### The request
State the number of lines in these records holding "picture". Say nothing more.

### Given entries
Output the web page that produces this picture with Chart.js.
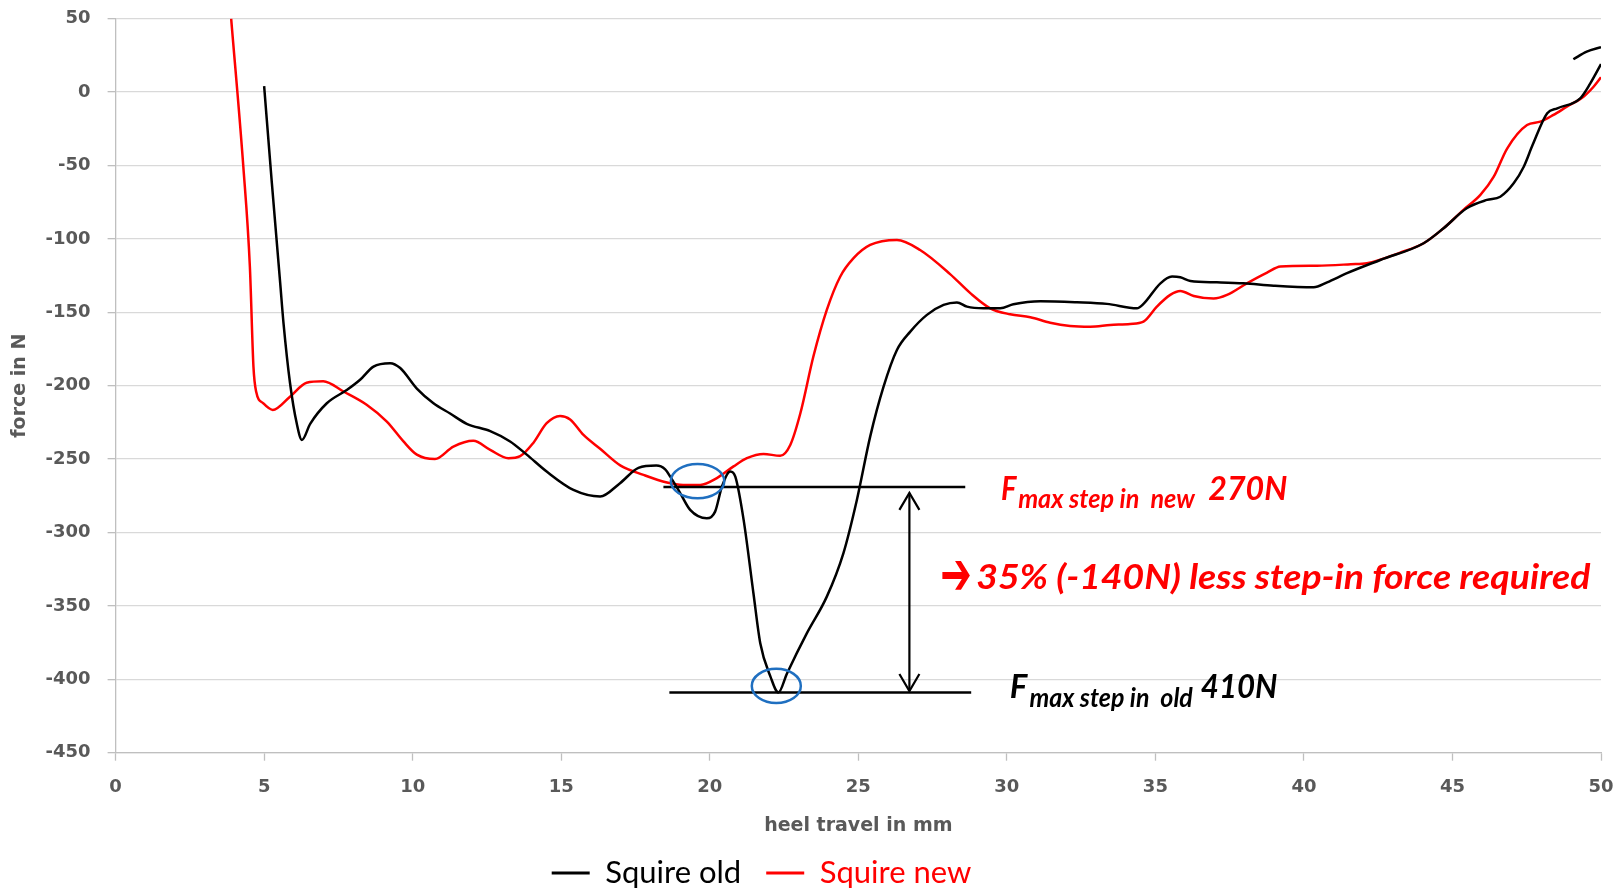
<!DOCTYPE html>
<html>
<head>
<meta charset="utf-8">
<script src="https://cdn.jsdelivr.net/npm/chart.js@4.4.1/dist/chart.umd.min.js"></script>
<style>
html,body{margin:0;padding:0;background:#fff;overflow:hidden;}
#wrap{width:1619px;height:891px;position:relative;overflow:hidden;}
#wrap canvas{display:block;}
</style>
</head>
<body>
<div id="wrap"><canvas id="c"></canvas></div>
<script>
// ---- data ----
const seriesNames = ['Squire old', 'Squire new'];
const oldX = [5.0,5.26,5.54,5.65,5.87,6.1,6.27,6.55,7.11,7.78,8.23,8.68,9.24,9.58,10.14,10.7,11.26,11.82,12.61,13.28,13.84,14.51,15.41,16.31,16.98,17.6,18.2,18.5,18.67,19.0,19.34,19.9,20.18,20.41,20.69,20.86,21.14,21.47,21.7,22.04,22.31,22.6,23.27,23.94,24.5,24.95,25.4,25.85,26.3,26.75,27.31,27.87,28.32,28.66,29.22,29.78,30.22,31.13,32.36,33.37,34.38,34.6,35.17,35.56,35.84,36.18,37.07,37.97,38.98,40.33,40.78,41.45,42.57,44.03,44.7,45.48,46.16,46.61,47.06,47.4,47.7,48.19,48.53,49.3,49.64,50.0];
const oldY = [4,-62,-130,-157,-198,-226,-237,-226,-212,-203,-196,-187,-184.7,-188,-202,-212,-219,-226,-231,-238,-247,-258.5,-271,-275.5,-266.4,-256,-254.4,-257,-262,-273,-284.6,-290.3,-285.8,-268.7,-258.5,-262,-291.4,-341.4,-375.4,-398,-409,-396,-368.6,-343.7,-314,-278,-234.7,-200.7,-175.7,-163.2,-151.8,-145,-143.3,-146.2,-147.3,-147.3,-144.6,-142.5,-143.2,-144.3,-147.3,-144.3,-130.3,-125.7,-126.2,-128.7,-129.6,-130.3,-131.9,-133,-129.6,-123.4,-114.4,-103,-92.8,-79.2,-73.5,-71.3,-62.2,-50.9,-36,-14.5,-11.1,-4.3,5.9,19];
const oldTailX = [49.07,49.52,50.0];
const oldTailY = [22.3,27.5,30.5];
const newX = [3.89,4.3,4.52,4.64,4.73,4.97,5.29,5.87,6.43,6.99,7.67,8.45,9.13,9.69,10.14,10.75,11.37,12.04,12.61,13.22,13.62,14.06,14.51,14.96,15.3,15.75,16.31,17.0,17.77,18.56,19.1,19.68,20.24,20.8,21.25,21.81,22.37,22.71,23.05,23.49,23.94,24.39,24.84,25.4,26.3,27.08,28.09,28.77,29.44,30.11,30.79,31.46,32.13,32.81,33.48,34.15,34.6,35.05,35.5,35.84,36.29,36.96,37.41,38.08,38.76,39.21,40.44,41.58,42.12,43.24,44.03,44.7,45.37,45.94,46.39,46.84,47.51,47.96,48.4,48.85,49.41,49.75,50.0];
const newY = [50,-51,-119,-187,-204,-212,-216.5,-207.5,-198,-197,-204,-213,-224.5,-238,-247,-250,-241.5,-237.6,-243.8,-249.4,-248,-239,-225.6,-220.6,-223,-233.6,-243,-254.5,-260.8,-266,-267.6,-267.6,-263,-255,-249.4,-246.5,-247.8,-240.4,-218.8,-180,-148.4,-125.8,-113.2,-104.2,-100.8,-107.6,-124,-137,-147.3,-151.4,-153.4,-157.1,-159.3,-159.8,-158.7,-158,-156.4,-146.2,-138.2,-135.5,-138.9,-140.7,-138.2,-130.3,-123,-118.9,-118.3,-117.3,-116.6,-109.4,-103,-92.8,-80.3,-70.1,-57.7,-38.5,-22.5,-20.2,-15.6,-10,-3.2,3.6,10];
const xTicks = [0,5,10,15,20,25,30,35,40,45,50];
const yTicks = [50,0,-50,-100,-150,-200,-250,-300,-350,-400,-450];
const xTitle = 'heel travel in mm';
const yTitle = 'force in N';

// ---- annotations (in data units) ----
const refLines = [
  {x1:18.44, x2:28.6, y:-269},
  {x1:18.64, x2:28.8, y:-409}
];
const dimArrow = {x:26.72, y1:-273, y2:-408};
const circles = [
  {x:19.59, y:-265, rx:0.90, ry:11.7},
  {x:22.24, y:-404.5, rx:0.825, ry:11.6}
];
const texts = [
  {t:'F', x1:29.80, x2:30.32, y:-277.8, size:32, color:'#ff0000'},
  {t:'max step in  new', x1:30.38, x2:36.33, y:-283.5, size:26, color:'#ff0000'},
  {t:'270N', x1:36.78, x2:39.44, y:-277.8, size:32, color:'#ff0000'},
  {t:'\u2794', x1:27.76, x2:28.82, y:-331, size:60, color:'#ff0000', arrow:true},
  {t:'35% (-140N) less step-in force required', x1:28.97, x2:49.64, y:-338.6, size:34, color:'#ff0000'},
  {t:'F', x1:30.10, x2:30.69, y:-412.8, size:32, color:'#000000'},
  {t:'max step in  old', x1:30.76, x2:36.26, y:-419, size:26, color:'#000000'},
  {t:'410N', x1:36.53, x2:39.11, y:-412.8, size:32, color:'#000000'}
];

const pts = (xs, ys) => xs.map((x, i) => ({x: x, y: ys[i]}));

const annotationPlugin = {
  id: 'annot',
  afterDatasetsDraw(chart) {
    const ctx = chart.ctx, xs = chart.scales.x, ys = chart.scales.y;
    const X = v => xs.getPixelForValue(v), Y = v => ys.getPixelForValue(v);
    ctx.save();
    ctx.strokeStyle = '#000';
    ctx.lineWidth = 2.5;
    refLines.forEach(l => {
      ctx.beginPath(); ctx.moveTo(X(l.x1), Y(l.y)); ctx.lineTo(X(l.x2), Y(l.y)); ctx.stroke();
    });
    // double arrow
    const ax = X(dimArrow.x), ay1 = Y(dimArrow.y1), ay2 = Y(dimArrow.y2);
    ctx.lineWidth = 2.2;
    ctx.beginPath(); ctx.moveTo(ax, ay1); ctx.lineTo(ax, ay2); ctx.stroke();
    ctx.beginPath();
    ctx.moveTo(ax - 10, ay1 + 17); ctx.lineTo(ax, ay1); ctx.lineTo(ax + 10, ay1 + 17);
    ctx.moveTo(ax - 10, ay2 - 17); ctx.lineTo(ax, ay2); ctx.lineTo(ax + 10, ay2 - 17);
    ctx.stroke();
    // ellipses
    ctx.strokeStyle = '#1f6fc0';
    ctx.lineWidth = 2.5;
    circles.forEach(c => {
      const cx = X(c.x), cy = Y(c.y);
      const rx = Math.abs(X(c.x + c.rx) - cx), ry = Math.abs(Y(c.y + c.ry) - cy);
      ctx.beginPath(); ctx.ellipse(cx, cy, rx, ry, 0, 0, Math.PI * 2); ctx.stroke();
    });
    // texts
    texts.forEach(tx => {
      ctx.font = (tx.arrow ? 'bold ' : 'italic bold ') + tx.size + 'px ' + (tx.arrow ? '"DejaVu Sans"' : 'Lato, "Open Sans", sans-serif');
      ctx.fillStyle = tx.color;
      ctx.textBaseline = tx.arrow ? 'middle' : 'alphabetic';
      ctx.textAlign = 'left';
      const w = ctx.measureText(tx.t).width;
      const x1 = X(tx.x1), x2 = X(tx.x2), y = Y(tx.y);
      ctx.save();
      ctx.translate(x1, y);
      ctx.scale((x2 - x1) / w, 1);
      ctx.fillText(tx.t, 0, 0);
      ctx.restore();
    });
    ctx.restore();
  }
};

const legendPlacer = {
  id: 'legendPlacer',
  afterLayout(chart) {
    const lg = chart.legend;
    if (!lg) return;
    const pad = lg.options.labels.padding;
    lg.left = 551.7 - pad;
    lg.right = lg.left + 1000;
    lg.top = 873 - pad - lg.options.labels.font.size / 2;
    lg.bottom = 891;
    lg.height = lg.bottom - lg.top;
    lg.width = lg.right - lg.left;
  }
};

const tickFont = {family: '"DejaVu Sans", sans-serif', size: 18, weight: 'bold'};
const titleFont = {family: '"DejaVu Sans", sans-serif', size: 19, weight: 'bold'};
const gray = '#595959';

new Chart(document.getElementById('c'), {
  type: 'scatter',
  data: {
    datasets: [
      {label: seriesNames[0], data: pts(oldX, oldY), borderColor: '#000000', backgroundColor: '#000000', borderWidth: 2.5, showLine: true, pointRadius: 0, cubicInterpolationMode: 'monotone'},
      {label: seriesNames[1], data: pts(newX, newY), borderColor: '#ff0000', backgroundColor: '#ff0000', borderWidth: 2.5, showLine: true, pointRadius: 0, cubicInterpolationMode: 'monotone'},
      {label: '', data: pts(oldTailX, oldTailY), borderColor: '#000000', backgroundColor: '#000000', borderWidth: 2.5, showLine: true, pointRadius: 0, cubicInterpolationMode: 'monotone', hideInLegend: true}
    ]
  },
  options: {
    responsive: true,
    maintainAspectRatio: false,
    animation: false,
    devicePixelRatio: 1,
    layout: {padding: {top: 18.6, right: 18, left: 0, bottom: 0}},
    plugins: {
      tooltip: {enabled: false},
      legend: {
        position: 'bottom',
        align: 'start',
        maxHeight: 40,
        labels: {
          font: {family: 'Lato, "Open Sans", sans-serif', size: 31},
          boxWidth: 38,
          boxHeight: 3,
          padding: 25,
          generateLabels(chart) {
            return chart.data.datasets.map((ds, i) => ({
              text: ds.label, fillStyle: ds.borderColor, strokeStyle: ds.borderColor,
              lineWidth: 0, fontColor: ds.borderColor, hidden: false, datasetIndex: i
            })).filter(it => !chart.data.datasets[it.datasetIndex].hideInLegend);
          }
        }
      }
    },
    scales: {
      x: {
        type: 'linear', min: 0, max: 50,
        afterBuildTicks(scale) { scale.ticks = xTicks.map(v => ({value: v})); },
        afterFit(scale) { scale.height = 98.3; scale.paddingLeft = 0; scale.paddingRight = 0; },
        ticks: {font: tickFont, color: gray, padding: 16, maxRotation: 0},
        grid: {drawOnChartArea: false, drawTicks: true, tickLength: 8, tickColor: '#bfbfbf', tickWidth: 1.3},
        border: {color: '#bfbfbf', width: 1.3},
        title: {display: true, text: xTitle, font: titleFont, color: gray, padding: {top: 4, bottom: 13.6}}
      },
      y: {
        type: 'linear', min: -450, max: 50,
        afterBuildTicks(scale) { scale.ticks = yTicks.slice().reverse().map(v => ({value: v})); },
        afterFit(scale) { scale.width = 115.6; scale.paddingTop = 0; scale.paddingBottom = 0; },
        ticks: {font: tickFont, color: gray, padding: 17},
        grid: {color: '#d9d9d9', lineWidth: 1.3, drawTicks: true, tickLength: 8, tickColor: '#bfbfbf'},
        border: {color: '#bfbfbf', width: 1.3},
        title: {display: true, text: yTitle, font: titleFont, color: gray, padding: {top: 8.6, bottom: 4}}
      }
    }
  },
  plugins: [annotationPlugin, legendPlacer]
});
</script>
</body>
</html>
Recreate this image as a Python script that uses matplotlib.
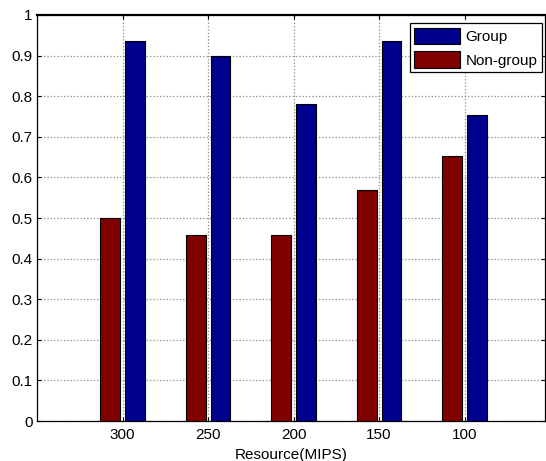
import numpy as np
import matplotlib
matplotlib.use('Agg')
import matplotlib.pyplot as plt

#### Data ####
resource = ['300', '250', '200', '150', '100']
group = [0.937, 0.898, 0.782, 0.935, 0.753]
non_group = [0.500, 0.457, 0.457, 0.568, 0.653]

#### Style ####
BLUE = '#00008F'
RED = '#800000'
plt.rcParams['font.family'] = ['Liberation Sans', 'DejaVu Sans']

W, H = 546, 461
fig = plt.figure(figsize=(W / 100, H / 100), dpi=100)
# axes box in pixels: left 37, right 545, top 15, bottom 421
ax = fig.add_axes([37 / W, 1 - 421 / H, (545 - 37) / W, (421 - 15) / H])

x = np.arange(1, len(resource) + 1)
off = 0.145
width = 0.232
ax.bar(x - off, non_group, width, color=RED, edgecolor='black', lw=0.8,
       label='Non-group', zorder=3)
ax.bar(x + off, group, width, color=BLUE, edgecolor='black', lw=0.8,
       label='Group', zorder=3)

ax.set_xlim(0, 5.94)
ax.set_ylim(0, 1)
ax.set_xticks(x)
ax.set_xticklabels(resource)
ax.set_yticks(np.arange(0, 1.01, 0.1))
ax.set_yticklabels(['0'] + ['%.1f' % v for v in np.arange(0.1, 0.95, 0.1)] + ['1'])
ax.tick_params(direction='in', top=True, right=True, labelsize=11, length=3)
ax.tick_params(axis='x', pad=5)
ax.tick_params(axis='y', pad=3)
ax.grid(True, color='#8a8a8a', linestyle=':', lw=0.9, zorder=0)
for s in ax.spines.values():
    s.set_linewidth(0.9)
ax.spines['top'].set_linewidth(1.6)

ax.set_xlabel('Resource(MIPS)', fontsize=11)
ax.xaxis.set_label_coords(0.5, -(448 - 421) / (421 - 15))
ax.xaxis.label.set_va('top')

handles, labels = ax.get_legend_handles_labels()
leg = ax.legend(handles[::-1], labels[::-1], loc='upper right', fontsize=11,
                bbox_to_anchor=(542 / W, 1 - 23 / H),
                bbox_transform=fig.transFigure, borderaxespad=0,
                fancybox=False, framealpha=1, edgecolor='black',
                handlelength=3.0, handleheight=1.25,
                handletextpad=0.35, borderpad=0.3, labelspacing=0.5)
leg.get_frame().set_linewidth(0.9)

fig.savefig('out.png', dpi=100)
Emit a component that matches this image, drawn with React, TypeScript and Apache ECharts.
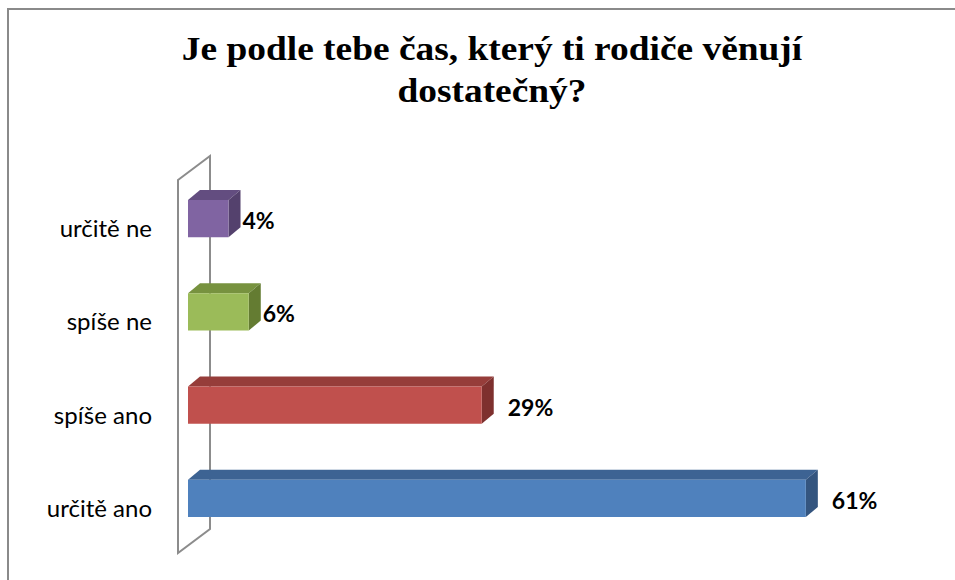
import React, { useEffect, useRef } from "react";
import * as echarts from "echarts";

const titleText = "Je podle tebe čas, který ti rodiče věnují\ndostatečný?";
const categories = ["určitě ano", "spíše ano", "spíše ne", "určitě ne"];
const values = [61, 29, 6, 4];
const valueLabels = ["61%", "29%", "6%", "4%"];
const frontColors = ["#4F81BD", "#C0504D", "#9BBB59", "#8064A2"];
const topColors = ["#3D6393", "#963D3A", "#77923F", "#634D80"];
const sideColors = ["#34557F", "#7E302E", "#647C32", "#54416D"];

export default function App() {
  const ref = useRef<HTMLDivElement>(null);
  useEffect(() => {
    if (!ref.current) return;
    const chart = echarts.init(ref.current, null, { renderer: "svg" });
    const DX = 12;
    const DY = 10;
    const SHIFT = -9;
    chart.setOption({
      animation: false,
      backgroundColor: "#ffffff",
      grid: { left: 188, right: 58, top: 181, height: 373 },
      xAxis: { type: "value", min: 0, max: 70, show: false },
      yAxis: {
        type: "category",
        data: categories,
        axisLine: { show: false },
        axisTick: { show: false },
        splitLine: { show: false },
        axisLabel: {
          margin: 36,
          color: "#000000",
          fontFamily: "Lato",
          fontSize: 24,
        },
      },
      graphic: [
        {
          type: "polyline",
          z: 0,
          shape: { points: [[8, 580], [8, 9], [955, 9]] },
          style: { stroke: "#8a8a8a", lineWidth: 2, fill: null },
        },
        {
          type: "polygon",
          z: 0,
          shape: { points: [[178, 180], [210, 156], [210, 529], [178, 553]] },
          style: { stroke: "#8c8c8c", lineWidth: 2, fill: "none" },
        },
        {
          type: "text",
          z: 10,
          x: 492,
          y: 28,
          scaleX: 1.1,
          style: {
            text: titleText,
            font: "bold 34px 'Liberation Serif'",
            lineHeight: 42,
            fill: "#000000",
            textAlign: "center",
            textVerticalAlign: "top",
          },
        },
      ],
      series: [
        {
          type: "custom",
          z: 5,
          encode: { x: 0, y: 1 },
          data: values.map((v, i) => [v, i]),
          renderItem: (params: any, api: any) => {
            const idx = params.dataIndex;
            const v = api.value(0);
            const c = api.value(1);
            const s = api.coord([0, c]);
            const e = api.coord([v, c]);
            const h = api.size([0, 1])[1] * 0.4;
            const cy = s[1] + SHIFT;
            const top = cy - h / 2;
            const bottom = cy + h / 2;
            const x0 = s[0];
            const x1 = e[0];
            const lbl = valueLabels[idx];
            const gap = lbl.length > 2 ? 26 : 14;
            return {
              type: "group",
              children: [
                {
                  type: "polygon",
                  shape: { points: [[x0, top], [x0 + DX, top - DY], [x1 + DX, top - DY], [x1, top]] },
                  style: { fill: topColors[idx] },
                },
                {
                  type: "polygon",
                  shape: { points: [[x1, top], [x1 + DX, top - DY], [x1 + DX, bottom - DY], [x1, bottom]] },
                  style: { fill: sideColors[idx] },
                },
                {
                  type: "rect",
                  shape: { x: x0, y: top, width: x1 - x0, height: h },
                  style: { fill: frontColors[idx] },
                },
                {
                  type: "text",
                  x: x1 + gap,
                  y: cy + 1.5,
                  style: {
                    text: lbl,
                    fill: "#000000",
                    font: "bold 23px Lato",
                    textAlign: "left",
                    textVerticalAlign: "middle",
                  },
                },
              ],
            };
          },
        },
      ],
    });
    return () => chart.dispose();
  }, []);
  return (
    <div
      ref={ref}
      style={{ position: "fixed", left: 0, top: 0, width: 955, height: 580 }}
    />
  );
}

### Full answer
1